■ Problem details ■
From the records below, print only the part that opens with the line containing "Write a Python" and closes with the line containing "1.1, 0.8, 3.8]"; omit the pictures.

■ Material shown ■
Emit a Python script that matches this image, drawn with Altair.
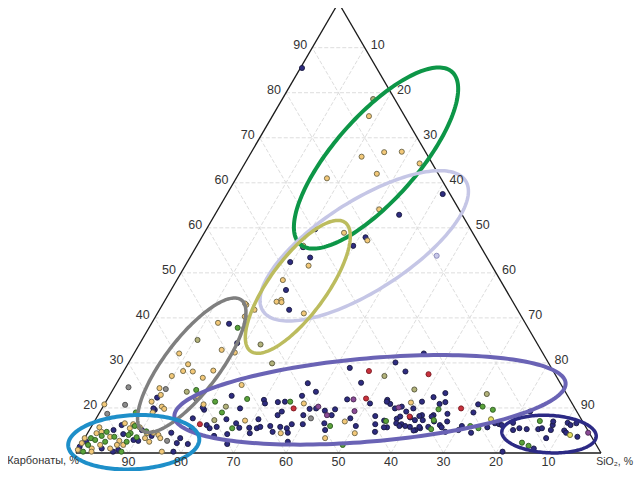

* * *

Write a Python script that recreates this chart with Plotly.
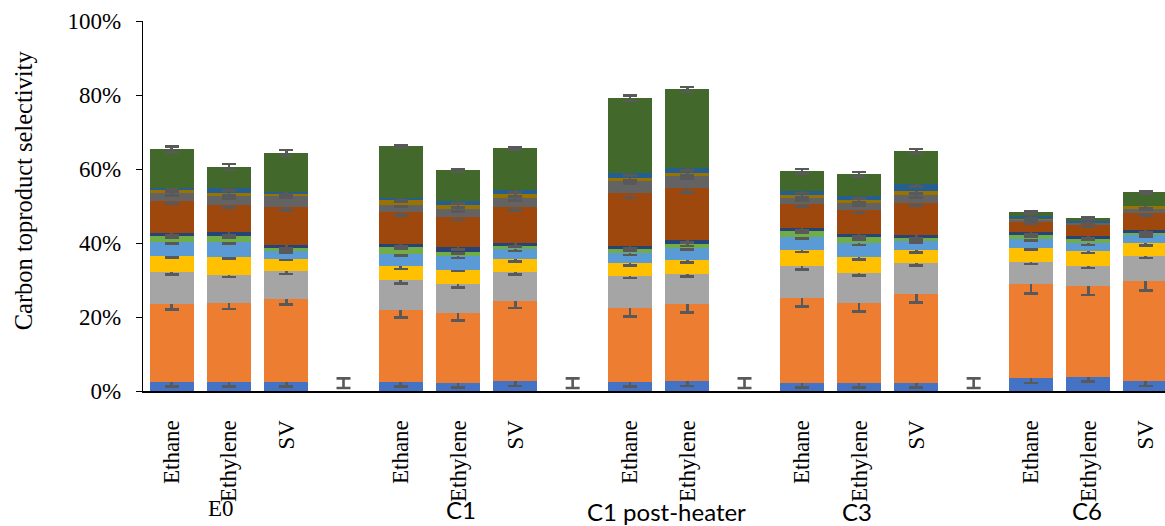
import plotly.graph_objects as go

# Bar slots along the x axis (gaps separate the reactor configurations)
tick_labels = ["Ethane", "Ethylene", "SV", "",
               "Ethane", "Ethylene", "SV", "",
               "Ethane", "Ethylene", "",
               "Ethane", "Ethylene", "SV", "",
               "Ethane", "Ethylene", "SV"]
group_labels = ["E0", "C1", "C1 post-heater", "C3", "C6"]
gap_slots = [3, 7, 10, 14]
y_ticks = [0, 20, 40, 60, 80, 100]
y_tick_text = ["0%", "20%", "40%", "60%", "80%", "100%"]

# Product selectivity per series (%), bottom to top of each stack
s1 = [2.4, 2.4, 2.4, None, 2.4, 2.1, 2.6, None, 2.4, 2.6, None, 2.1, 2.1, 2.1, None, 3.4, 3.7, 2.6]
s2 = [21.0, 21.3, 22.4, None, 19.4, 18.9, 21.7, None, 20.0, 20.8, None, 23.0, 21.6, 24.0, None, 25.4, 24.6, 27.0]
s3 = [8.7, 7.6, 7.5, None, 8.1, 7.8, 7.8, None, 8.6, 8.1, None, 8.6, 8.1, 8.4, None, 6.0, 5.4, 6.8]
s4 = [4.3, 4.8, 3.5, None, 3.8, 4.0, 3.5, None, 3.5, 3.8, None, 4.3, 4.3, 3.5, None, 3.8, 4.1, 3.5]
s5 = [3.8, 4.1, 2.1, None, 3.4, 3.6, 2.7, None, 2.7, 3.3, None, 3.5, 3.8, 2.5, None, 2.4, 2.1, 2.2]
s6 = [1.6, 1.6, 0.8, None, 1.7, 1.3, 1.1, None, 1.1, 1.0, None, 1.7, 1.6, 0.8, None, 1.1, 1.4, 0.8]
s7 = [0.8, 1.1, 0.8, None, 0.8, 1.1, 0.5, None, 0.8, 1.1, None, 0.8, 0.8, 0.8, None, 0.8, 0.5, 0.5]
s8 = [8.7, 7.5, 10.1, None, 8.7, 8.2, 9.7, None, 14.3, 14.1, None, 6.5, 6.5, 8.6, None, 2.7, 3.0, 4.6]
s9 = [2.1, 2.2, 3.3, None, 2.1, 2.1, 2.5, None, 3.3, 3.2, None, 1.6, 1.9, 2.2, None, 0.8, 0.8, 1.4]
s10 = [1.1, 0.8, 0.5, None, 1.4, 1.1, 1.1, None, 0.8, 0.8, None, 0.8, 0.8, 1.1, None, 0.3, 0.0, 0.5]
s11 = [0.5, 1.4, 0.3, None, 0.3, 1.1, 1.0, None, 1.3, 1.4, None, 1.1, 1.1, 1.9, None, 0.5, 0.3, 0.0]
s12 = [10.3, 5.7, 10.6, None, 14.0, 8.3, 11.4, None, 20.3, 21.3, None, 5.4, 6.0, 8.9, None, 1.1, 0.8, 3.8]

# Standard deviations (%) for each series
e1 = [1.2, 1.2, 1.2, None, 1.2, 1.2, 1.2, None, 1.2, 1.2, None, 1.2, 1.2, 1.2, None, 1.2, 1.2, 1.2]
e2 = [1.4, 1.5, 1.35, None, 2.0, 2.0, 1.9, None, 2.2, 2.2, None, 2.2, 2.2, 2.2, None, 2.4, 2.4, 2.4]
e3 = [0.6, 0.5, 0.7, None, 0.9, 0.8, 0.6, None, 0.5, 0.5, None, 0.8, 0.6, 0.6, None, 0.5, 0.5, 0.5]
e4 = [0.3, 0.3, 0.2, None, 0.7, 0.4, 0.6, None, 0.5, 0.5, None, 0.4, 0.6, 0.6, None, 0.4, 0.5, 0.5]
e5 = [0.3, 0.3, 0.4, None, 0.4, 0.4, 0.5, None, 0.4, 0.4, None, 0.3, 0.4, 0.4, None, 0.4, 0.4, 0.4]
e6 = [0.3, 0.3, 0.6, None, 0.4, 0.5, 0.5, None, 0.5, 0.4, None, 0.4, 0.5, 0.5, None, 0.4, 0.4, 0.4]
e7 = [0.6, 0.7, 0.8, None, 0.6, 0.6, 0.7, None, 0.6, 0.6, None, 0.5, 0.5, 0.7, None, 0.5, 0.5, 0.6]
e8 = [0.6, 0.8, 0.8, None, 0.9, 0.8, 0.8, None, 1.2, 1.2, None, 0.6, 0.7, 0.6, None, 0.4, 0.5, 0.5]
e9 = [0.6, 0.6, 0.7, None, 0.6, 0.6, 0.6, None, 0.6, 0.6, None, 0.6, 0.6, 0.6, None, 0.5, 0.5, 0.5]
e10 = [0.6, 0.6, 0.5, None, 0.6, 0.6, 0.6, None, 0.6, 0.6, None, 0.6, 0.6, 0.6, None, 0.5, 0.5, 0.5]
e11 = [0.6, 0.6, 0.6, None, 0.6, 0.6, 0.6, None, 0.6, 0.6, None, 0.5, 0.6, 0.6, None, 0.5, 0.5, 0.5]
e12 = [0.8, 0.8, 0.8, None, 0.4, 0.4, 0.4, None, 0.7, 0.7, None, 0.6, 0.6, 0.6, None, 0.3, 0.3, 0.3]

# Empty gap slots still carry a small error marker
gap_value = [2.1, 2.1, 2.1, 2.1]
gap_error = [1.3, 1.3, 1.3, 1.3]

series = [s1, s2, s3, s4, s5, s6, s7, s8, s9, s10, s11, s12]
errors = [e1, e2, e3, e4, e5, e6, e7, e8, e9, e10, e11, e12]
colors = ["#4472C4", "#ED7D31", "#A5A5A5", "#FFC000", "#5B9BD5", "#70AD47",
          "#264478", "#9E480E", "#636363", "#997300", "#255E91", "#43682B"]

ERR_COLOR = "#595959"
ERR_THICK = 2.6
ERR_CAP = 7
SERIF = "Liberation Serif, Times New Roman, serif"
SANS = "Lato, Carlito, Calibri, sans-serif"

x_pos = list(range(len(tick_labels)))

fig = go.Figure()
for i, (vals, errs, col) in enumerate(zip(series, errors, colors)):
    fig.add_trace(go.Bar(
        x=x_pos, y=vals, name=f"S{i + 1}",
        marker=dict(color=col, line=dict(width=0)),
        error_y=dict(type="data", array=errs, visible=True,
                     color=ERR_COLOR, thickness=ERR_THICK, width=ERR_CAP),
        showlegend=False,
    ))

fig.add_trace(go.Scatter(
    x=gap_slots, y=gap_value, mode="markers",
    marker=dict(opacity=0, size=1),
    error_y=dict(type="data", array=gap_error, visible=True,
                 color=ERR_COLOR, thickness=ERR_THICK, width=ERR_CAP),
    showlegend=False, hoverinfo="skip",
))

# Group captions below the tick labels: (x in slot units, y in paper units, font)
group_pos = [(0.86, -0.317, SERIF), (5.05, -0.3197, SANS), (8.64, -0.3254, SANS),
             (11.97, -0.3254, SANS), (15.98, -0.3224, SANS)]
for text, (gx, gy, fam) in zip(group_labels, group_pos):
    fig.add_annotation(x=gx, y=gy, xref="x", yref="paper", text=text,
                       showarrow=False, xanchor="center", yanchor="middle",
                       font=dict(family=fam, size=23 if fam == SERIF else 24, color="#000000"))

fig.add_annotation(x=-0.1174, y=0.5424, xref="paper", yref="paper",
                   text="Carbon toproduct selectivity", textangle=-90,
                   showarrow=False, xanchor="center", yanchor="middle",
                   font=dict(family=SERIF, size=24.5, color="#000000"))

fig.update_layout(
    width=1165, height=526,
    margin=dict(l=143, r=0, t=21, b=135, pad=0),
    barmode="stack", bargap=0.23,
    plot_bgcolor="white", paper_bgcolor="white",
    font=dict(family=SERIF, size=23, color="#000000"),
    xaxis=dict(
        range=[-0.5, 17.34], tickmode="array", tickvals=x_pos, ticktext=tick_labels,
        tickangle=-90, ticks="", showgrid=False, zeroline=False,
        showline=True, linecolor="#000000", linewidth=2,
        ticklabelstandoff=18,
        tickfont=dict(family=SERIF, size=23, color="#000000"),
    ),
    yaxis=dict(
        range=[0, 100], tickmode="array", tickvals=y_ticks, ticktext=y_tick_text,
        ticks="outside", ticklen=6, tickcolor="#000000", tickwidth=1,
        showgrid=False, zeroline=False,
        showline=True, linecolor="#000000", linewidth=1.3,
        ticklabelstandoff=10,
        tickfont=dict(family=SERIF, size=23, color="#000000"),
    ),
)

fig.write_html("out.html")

■ Completed task ■
Write a Python script that recreates this chart with Plotly.
import plotly.graph_objects as go

# Bar slots along the x axis (gaps separate the reactor configurations)
tick_labels = ["Ethane", "Ethylene", "SV", "",
               "Ethane", "Ethylene", "SV", "",
               "Ethane", "Ethylene", "",
               "Ethane", "Ethylene", "SV", "",
               "Ethane", "Ethylene", "SV"]
group_labels = ["E0", "C1", "C1 post-heater", "C3", "C6"]
gap_slots = [3, 7, 10, 14]
y_ticks = [0, 20, 40, 60, 80, 100]
y_tick_text = ["0%", "20%", "40%", "60%", "80%", "100%"]

# Product selectivity per series (%), bottom to top of each stack
s1 = [2.4, 2.4, 2.4, None, 2.4, 2.1, 2.6, None, 2.4, 2.6, None, 2.1, 2.1, 2.1, None, 3.4, 3.7, 2.6]
s2 = [21.0, 21.3, 22.4, None, 19.4, 18.9, 21.7, None, 20.0, 20.8, None, 23.0, 21.6, 24.0, None, 25.4, 24.6, 27.0]
s3 = [8.7, 7.6, 7.5, None, 8.1, 7.8, 7.8, None, 8.6, 8.1, None, 8.6, 8.1, 8.4, None, 6.0, 5.4, 6.8]
s4 = [4.3, 4.8, 3.5, None, 3.8, 4.0, 3.5, None, 3.5, 3.8, None, 4.3, 4.3, 3.5, None, 3.8, 4.1, 3.5]
s5 = [3.8, 4.1, 2.1, None, 3.4, 3.6, 2.7, None, 2.7, 3.3, None, 3.5, 3.8, 2.5, None, 2.4, 2.1, 2.2]
s6 = [1.6, 1.6, 0.8, None, 1.7, 1.3, 1.1, None, 1.1, 1.0, None, 1.7, 1.6, 0.8, None, 1.1, 1.4, 0.8]
s7 = [0.8, 1.1, 0.8, None, 0.8, 1.1, 0.5, None, 0.8, 1.1, None, 0.8, 0.8, 0.8, None, 0.8, 0.5, 0.5]
s8 = [8.7, 7.5, 10.1, None, 8.7, 8.2, 9.7, None, 14.3, 14.1, None, 6.5, 6.5, 8.6, None, 2.7, 3.0, 4.6]
s9 = [2.1, 2.2, 3.3, None, 2.1, 2.1, 2.5, None, 3.3, 3.2, None, 1.6, 1.9, 2.2, None, 0.8, 0.8, 1.4]
s10 = [1.1, 0.8, 0.5, None, 1.4, 1.1, 1.1, None, 0.8, 0.8, None, 0.8, 0.8, 1.1, None, 0.3, 0.0, 0.5]
s11 = [0.5, 1.4, 0.3, None, 0.3, 1.1, 1.0, None, 1.3, 1.4, None, 1.1, 1.1, 1.9, None, 0.5, 0.3, 0.0]
s12 = [10.3, 5.7, 10.6, None, 14.0, 8.3, 11.4, None, 20.3, 21.3, None, 5.4, 6.0, 8.9, None, 1.1, 0.8, 3.8]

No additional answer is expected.